Pterostylis collina, commonly known as the shiny bull orchid, is a species of orchid endemic to New South Wales. It has a rosette of leaves and when flowering, a single reddish-brown, green and white flower with a curved top.

==Description==
Pterostylis collina is a terrestrial, perennial, deciduous, herb with an underground tuber and a rosette of between three and six egg-shaped leaves, each leaf 15-40 mm long and 5-15 mm wide. Flowering plants have a rosette at the base of a flowering stem with a single reddish-brown, green and white flower. The flower is 22-26 mm long and 9-12 mm wide and is borne on a flowering stem 100-200 mm high.

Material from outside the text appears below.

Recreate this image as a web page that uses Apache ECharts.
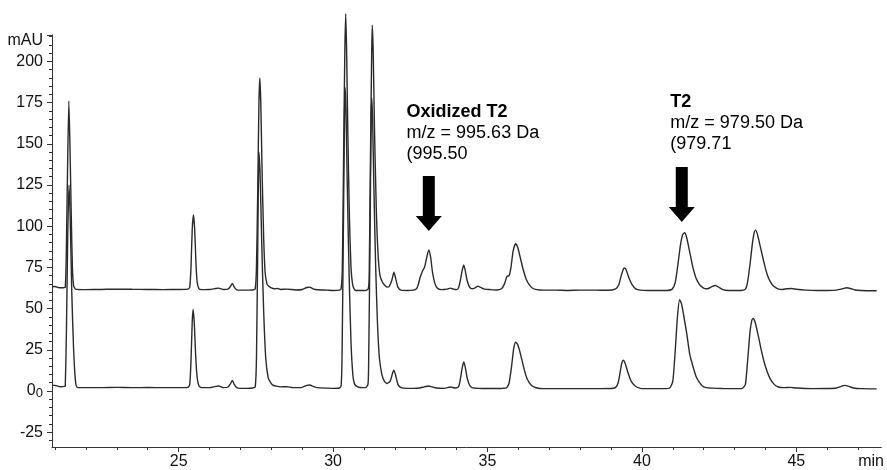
<!DOCTYPE html>
<html><head><meta charset="utf-8">
<script src="https://cdn.jsdelivr.net/npm/echarts@6/dist/echarts.min.js"></script>
<style>html,body{margin:0;padding:0;background:#fff}#c{width:887px;height:470px}</style>
</head><body><div id="c"></div><script>
// Upper chromatogram trace [time (min), absorbance (mAU)]
const traceTop = [
 [20.9,63.2],[21.0,63.4],[21.1,62.8],[21.2,62.6],[21.3,62.7],
 [21.33,63],[21.36,80],[21.40,130],[21.445,176],[21.48,150],[21.52,110],[21.56,75],[21.60,64],[21.66,61.8],
 [22.0,61.5],[22.5,61.6],[23.0,61.8],[23.5,61.7],[24.0,61.6],[24.5,61.5],[25.0,61.6],[25.3,61.8],
 [25.36,63],[25.40,75],[25.44,98],[25.48,107],[25.52,98],[25.56,78],[25.60,66],[25.66,62],[25.75,61.5],
 [26.0,61.6],[26.2,62.2],[26.3,62.4],[26.45,61.6],[26.6,61.8],[26.68,63.5],[26.74,65.3],[26.8,63],[26.88,61.4],
 [27.0,61.2],[27.2,61.2],[27.4,61.3],[27.48,62],
 [27.52,75],[27.56,120],[27.60,175],[27.63,190],[27.66,175],[27.70,135],[27.75,95],[27.80,72],[27.86,65],[27.92,63.5],
 [28.0,62.5],[28.1,62],[28.2,62.2],[28.3,61.6],[28.5,61.8],[28.8,61.3],[29.0,61.6],[29.15,62.8],[29.25,63],[29.35,62],
 [29.5,61.4],[29.8,61.2],[30.0,61],[30.2,61.2],[30.26,62],
 [30.30,75],[30.34,140],[30.38,205],[30.41,229],[30.44,205],[30.48,155],[30.53,105],[30.58,75],[30.63,65],[30.68,62],
 [30.75,61],[30.9,61],[31.05,61],[31.14,62],
 [31.17,70],[31.21,140],[31.25,205],[31.27,222],[31.30,205],[31.34,160],[31.40,110],[31.46,82],[31.52,70],[31.60,66],
 [31.68,64],[31.76,63],[31.82,63.5],[31.9,67],[31.97,72],[32.03,68],[32.1,63],[32.2,61.2],[32.4,61],[32.6,61.2],[32.7,62],
 [32.75,64],[32.82,69],[32.9,73],[32.96,75],[33.02,80],[33.1,85.6],[33.16,81],[33.22,72],[33.3,65],[33.38,62.3],
 [33.5,61.5],[33.7,61.8],[33.8,62.4],[33.9,61.8],[34.0,61.5],[34.06,62.5],
 [34.12,67],[34.18,73],[34.23,76.4],[34.28,73],[34.34,67],[34.42,63],[34.5,62],[34.6,62.6],[34.69,63.6],[34.78,62.8],
 [34.9,61.8],[35.1,61.5],[35.3,61.3],[35.45,62],[35.55,65],[35.63,69.5],[35.7,70],[35.76,75],[35.83,85],[35.91,89.4],
 [35.98,87],[36.06,81],[36.15,74],[36.25,68],[36.35,64.5],[36.45,62.5],[36.6,61.5],[36.8,61.2],[37.2,61.2],[37.6,61],
 [38.0,61.2],[38.5,61.2],[38.9,61.1],[39.15,62],[39.25,64.5],[39.33,70],[39.4,74],[39.44,74.6],[39.5,73],[39.58,68.5],
 [39.68,64.5],[39.8,62],[39.95,61.2],[40.2,61],[40.5,61],[40.8,61],[40.98,61.8],
 [41.08,66],[41.16,76],[41.25,89],[41.32,95],[41.38,96],[41.45,93],[41.55,84],[41.65,75],[41.75,68.5],[41.85,65],
 [41.95,63],[42.06,62],[42.15,62.2],[42.25,63.2],[42.38,64],[42.5,62.8],[42.62,61.5],[42.8,61],[43.0,61],[43.2,61],[43.35,61.8],
 [43.42,66],[43.5,77],[43.58,90],[43.64,96.5],[43.68,97.6],[43.74,95],[43.84,87],[43.95,78],[44.05,71],[44.15,66.5],
 [44.27,63.5],[44.4,62],[44.55,61.6],[44.7,62],[44.85,62.2],[45.0,61.7],[45.3,61.2],[45.7,61],[46.0,61],[46.3,61.2],
 [46.5,62],[46.62,62.6],[46.75,62.2],[46.9,61.3],[47.1,61],[47.4,60.8],[47.6,60.8]
];
// Lower chromatogram trace [time (min), absorbance (mAU)]
const traceBottom = [
 [20.9,3.4],[21.0,3.4],[21.1,2.8],[21.2,2.6],[21.3,2.8],
 [21.33,3],[21.37,40],[21.41,95],[21.45,125],[21.49,105],[21.54,60],[21.6,25],[21.66,6],[21.72,2.2],
 [22.0,2],[22.5,2],[23.0,2.2],[23.5,2],[24.0,2.1],[24.5,2],[25.0,2],[25.3,2.2],
 [25.36,4],[25.40,18],[25.44,42],[25.47,49.4],[25.51,40],[25.55,22],[25.6,8],[25.66,3],[25.75,2],
 [26.0,2],[26.2,2.8],[26.3,3],[26.45,2],[26.6,2.4],[26.68,4.5],[26.74,6.4],[26.8,4],[26.88,2],
 [27.0,1.6],[27.2,1.6],[27.4,1.8],[27.48,2.5],
 [27.52,20],[27.56,85],[27.6,145],[27.64,130],[27.69,90],[27.75,50],[27.82,20],[27.9,8],[27.98,5],[28.05,3.5],
 [28.15,3],[28.3,2.5],[28.5,2.6],[28.7,2],[29.0,2.2],[29.15,3.4],[29.25,3.6],[29.35,2.8],[29.5,2],[29.8,1.7],
 [30.0,1.6],[30.2,1.8],[30.26,3],
 [30.29,20],[30.33,90],[30.37,165],[30.39,184],[30.42,170],[30.46,125],[30.52,70],[30.58,30],[30.64,10],[30.7,4],
 [30.8,2.5],[30.95,2],[31.05,2],[31.13,4],
 [31.15,15],[31.19,80],[31.23,160],[31.25,178],[31.28,165],[31.32,125],[31.38,75],[31.44,40],[31.5,20],[31.58,10],
 [31.66,6],[31.75,4.5],[31.85,6],[31.93,11],[31.97,12.6],[32.02,10],[32.1,4],[32.2,2],[32.4,1.6],[32.6,1.6],
 [32.8,1.8],[32.95,2.5],[33.1,3],[33.2,2.5],[33.35,1.8],[33.6,1.6],[33.8,2.4],[33.95,1.8],[34.06,2.5],
 [34.12,7],[34.18,14],[34.23,17.6],[34.28,14.5],[34.34,8],[34.42,3.5],[34.5,2],[34.7,1.6],[35.0,1.5],[35.3,1.5],
 [35.5,1.6],[35.62,2],[35.7,5],[35.78,15],[35.85,26],[35.91,29.6],[35.98,28],[36.06,23],[36.15,16],[36.25,9],
 [36.35,5],[36.45,3],[36.6,1.8],[36.8,1.4],[37.5,1.4],[38.0,1.4],[38.5,1.4],[39.0,1.5],[39.15,2.2],[39.23,5],
 [39.3,12],[39.35,17],[39.4,18.6],[39.46,16.5],[39.55,11],[39.65,6],[39.78,3],[39.95,1.6],[40.3,1.4],[40.7,1.4],
 [40.9,1.8],[41.0,6],[41.08,25],[41.15,45],[41.22,55.4],[41.28,53],[41.36,45],[41.45,35],[41.55,22],[41.65,15],
 [41.75,9],[41.85,5.5],[41.95,3.2],[42.05,2.2],[42.3,1.7],[42.6,1.5],[43.0,1.4],[43.25,1.6],[43.35,4],[43.42,18],
 [43.5,36],[43.56,43],[43.6,44],[43.66,42],[43.75,35],[43.85,26],[43.95,18],[44.05,12],[44.15,7.5],[44.28,4],
 [44.42,2.4],[44.6,2],[44.8,2.2],[45.0,1.8],[45.5,1.4],[46.0,1.5],[46.3,1.8],[46.45,2.8],[46.56,3.4],[46.7,2.8],
 [46.85,1.8],[47.1,1.4],[47.6,1.3]
];
const xLabelValues = [25, 30, 35, 40, 45];
const xMinorTicks = [21,22,23,24,25,26,27,28,29,30,31,32,33,34,35,36,37,38,39,40,41,42,43,44,45,46,47];
const yLabelValues = [-25, 0, 25, 50, 75, 100, 125, 150, 175, 200];
const yMinorTicks = [-30,-25,-20,-15,-10,-5,0,5,10,15,20,25,30,35,40,45,50,55,60,65,70,75,80,85,90,95,100,105,110,115,120,125,130,135,140,145,150,155,160,165,170,175,180,185,190,195,200,205,210,215];
const xUnit = 'min';
const yUnit = 'mAU';
// Annotations: arrow tip (t, v) and text top-left anchor (tt, tv)
const annotations = [
 { title: 'Oxidized T2', lines: ['m/z = 995.63 Da', '(995.50'], t: 33.1, v: 97, tt: 32.38, tv: 169.2 },
 { title: 'T2', lines: ['m/z = 979.50 Da', '(979.71'], t: 41.29, v: 102.5, tt: 40.92, tv: 175.2 }
];

const X_MIN = 20.9, X_MAX = 47.75, Y_MIN = -34, Y_MAX = 216;
const FONT = "'Liberation Sans', Arial, sans-serif";
const AX = '#333';

const chart = echarts.init(document.getElementById('c'), null, { renderer: 'canvas' });
chart.setOption({
  animation: false,
  backgroundColor: '#fff',
  grid: { left: 52, right: 2, top: 35, bottom: 18 },
  xAxis: [{
    type: 'value', min: X_MIN, max: X_MAX, position: 'bottom',
    axisLine: { show: true, onZero: false, lineStyle: { color: AX, width: 1 } },
    axisTick: { show: true, customValues: xLabelValues, length: 5, lineStyle: { color: AX } },
    axisLabel: { customValues: xLabelValues.concat([47.42]), formatter: v => v > 46 ? xUnit : String(v),
      fontSize: 16, color: '#111', fontFamily: FONT, margin: 7 },
    splitLine: { show: false }
  }, {
    type: 'value', min: X_MIN, max: X_MAX, position: 'bottom',
    axisLine: { show: false, onZero: false },
    axisTick: { show: true, customValues: xMinorTicks, length: 3, lineStyle: { color: AX } },
    axisLabel: { show: false }, splitLine: { show: false }
  }],
  yAxis: [{
    type: 'value', min: Y_MIN, max: Y_MAX, position: 'left',
    axisLine: { show: true, onZero: false, lineStyle: { color: AX, width: 1 } },
    axisTick: { show: true, customValues: yLabelValues.concat([Y_MAX]), length: 5, lineStyle: { color: AX } },
    axisLabel: { customValues: yLabelValues.concat([212.5]),
      formatter: v => v > 210 ? yUnit : (v === 0 ? '{z|0}{s|0}' : String(v)),
      rich: { z: { fontSize: 16, fontFamily: FONT, color: '#111' }, s: { fontSize: 13, fontFamily: FONT, color: '#111', padding: [4, 0, 0, 0] } },
      fontSize: 16, color: '#111', fontFamily: FONT, margin: 9 },
    splitLine: { show: false }
  }, {
    type: 'value', min: Y_MIN, max: Y_MAX, position: 'left',
    axisLine: { show: false, onZero: false },
    axisTick: { show: true, customValues: yMinorTicks, length: 3, lineStyle: { color: AX } },
    axisLabel: { show: false }, splitLine: { show: false }
  }],
  series: [
    { type: 'line', data: traceTop, xAxisIndex: 0, yAxisIndex: 0, symbol: 'none', clip: false, smooth: 0.2,
      lineStyle: { color: '#2a2a2a', width: 1.4 }, silent: true },
    { type: 'line', data: traceBottom, xAxisIndex: 0, yAxisIndex: 0, symbol: 'none', clip: false, smooth: 0.2,
      lineStyle: { color: '#2a2a2a', width: 1.4 }, silent: true }
  ]
});

const graphics = [];
annotations.forEach(a => {
  const tip = chart.convertToPixel({ gridIndex: 0 }, [a.t, a.v]);
  const txt = chart.convertToPixel({ gridIndex: 0 }, [a.tt, a.tv]);
  graphics.push({
    type: 'polygon', x: tip[0], y: tip[1],
    shape: { points: [[-6, -55], [6, -55], [6, -15], [13, -15], [0, 0], [-13, -15], [-6, -15]] },
    style: { fill: '#000' }, silent: true
  });
  graphics.push({ type: 'text', x: txt[0], y: txt[1],
    style: { text: a.title, font: 'bold 18px ' + FONT, fill: '#000', textAlign: 'left', textVerticalAlign: 'middle' } });
  a.lines.forEach((ln, i) => {
    graphics.push({ type: 'text', x: txt[0], y: txt[1] + 21 * (i + 1),
      style: { text: ln, font: '18px ' + FONT, fill: '#000', textAlign: 'left', textVerticalAlign: 'middle' } });
  });
});
chart.setOption({ graphic: graphics });
</script></body></html>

The dorsal sepal and petals are joined and curve forward in a semi-circle forming a hood called the "galea" over the column with the dorsal sepal longer than the petals. The lateral sepals are pressed against the galea and there is a broad, flat sinus between their bases. The lateral sepals have erect, thread-like tips 20-25 mm long which spread apart from each other. The labellum is 13-15 mm long, about 3 mm wide and curved with a deep notch on the end. Flowering occurs between April and August.

==Taxonomy and naming==
The shiny bull orchid was first formally described in 1929 by Herman Rupp who gave it the name Pterostylis ophioglossa var. collina. The description was published in Proceedings of the Royal Society of New South Wales from a specimen collected in the Paterson Valley north of Newcastle. In 1989 David Jones and Mark Clements raised the variety to species status with the name Pterostylis collina. The specific epithet (collina) is a Latin word meaning "of a hill" or "hilly".

==Distribution and habitat==
Pterostylis collina grows in wet forest and on the edges of rainforest on the north coast north of Newcastle.